Por supuesto, las simpatías políticas correlacionan con todo lo anterior. Sabemos que los afroamericanos son mayoritariamente demócratas, mientras los hombres blancos sin estudios universitarios se acercan cada vez más al Partido Republicano (dibujando con ello una grieta en la clase obrera estadounidense marcada por el color de piel). Pero al final el destilado de la tribu es rojo, o azul.

Los propios estadounidenses lo tienen claro: cuando Pew les pregunta qué división social ven como la que genera más conflictos, responden abrumadoramente con el color político.

La polarización basada en distintas maneras de ver el mundo, sus problemas y las soluciones que necesita no es necesariamente mala: durante la primera parte del siglo XX, demócratas y republicanos no se diferenciaban notablemente entre sí en cómo abordar las cuestiones de la raza o de la inequidad; la consecuencia de todo ello era un país segregado y desigual. La reordenación ideológica marcada por dos decisiones clave del Partido Demócrata, el New Deal de Roosevelt en los años treinta y la aprobación de la Ley de los Derechos Civiles de Johnson en los sesenta, favoreció el desplazamiento republicano hacia la derecha, pero también ayudó a dar salida a demandas históricas bloqueadas por un pacto de élites.

Pero los costes de la polarización superan a sus ventajas cuando comienza a filtrar a los rivales de partido en términos morales absolutos. Según Pew, para aproximadamente la mitad de las personas identificadas con uno de los dos grupos, el contrario merece la calificación de “inmoral”. En consecuencia, la proporción de partisanos que miran hacia el otro lado de la trinchera y ven allí algo en todo punto inaceptable no ha hecho sino aumentar.

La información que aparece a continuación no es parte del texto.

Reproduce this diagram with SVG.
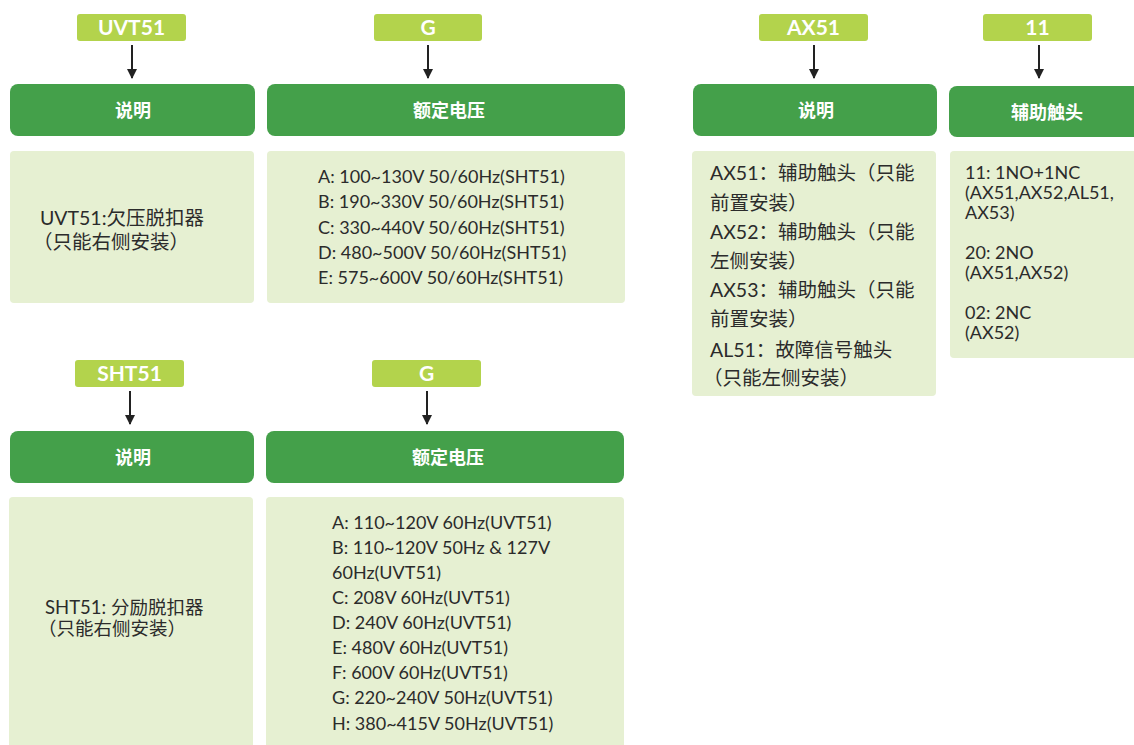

Que una división entre partidos excesiva acabase con la República fue una preocupación permanente para los fundadores de las instituciones estadounidenses. La Guerra Civil por la esclavitud a finales del siglo XIX les vino a dar la razón. Abraham Lincoln concentró el dilema en una frase que recuperó de la Biblia antes de ser presidente durante la contienda: “Una casa dividida contra sí misma no se puede mantener en pie”. La cita resultaría premonitoria entonces, y muchos temen que vuelva a serlo. Trump, su suelo y su techo electoral solo son la expresión más extrema del proceso según el cual las brechas se vuelven insuperables.

💭 Con tu gente (y tus hechos)

Cuando la polarización adquiere tintes que son a la vez afectivos y absolutos se vuelve cada vez más irreversible. Cada uno, empezando por los más ideológicos pero siguiendo por los demás, va cortando vías de comunicación con el otro lado. En EEUU, por ejemplo, es más raro que normal tener amigos del partido contrario para aquellos que se sienten nítidamente identificados con uno de los dos.

Ante la elección actual, la frecuencia con la que los votantes que ya saben a quién van a apoyar (una mayoría, por cierto: apenas hay un 3% o 4% de indecisos) declaran tener “muchos” amigos que votarán como él y “pocos” que optarán por el rival es alarmante.

Estos valores no son puramente simétricos: mientras los pro-Trump tienen mayor proporción del mismo color, los demócratas tienen menor del color contrario. Este último rasgo se repite cuando Pew Research pregunta por relaciones sentimentales entre solteros de ambos partidos. Es a los Dems a los que parece constarles más imaginarse en una relación con alguien del otro lado.

La animadversión es mucho mayor cuando la pregunta no es por el partido, sino por el voto; y, sobre todo, por el voto a Trump. Aquí cristaliza la idea de que el candidato a la reelección es el producto más perfeccionado de la polarización partidista extrema: alguien que es visto como tan tóxico por parte de los demócratas que tres cuartos de ellos no estarían siquiera dispuestos a salir con alguien que hubiera votado por él.

Si odias al otro lo normal, lo inevitable, es que se consolide la afinidad hacia el propio grupo: los sentimientos positivos hacia las personas del propio partido han aumentado y se han hecho sensiblemente más profundos en los últimos meses.

Esta es la materia prima de la que se construyen las cámaras de eco; y la ciudadanía estadounidense es bien consciente de ello: para una aplastante mayoría de ambos lados del espectro, es imposible ponerse de acuerdo con el otro ni siquiera en los hechos básicos que definen la realidad.

Si ni siquiera se puede compartir qué es cierto y qué no (el gusto de Trump por la coletilla “fake news!” no es casual), ¿cómo se le puede pedir a nadie ya convencido que se cambie de orilla en el voto? Abandonar a Biden, o a Trump, equivaldría a encontrar algo que niegue toda una cosmovisión que va de lo moral a lo factual, pasando por lo rutinario y cercano: independientemente de lo cómodos o incómodos que estén con su candidato, lo que desde su punto de vista vislumbra un votante convencido (y lo están 29 de cada 30) solo puede describirse como el abismo.